A Generalization of the Exponential-Logarithmic Distribution for Reliability and Life Data Analysis

TL;DR

This paper introduces the exponential-generalized truncated logarithmic (EGTL) distribution, a new two-parameter lifetime model that extends the exponential-logarithmic distribution by considering the kth-smallest lifetime, with methods for parameter estimation and real data applications.

Contribution

It proposes a novel lifetime distribution, the EGTL, generalizing the EL distribution by modeling the kth-failure, and develops estimation methods with real data applications.

Findings

The EGTL distribution effectively models reliability data.

Maximum likelihood and Bayesian methods provide accurate parameter estimates.

Application to real data demonstrates the distribution's practical usefulness.

Abstract

In this paper, we introduce a new two-parameter lifetime distribution, called the exponential-generalized truncated logarithmic (EGTL) distribution, by compounding the exponential and generalized truncated logarithmic distributions.

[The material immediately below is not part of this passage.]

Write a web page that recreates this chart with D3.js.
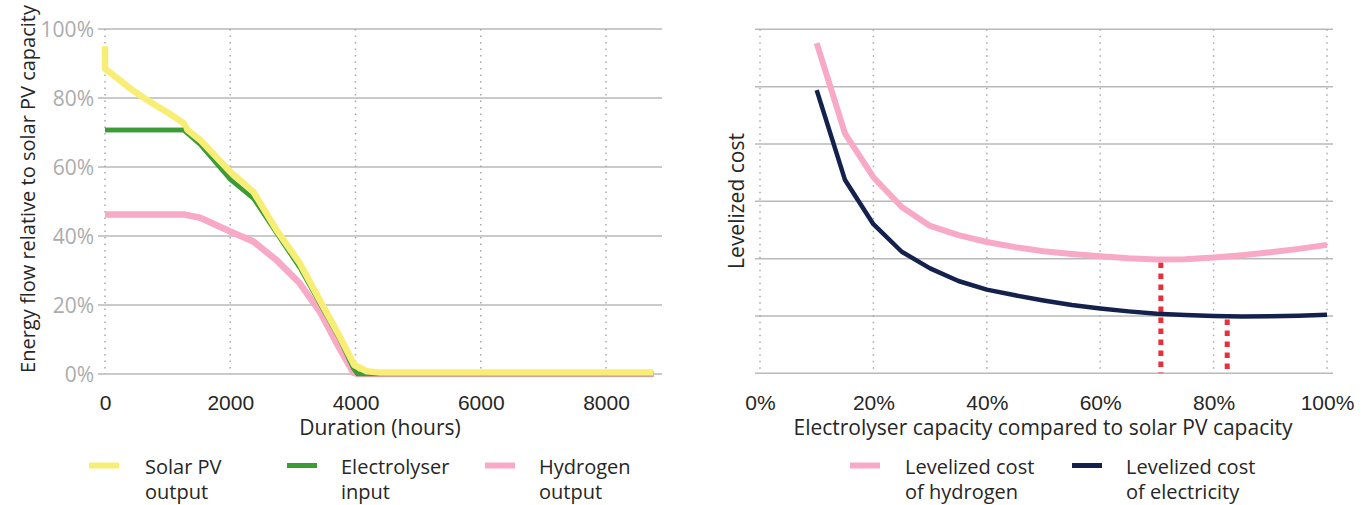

Our procedure generalizes the exponential-logarithmic (EL) distribution modelling the reliability of systems by the use of first-order concepts, where the minimum lifetime is considered (Tahmasbi 2008). In our approach, we assume that a system fails if a given number k of the components fails and then, we consider the kth-smallest value of lifetime instead of the minimum lifetime. The reliability and failure rate functions as well as their properties are presented for some special cases. The estimation of the parameters is attained by the maximum likelihood, the expectation maximization algorithm, the method of moments and the Bayesian approach, with a simulation study performed to illustrate the different methods of estimation. The application study is illustrated based on two real data sets used in many applications of reliability.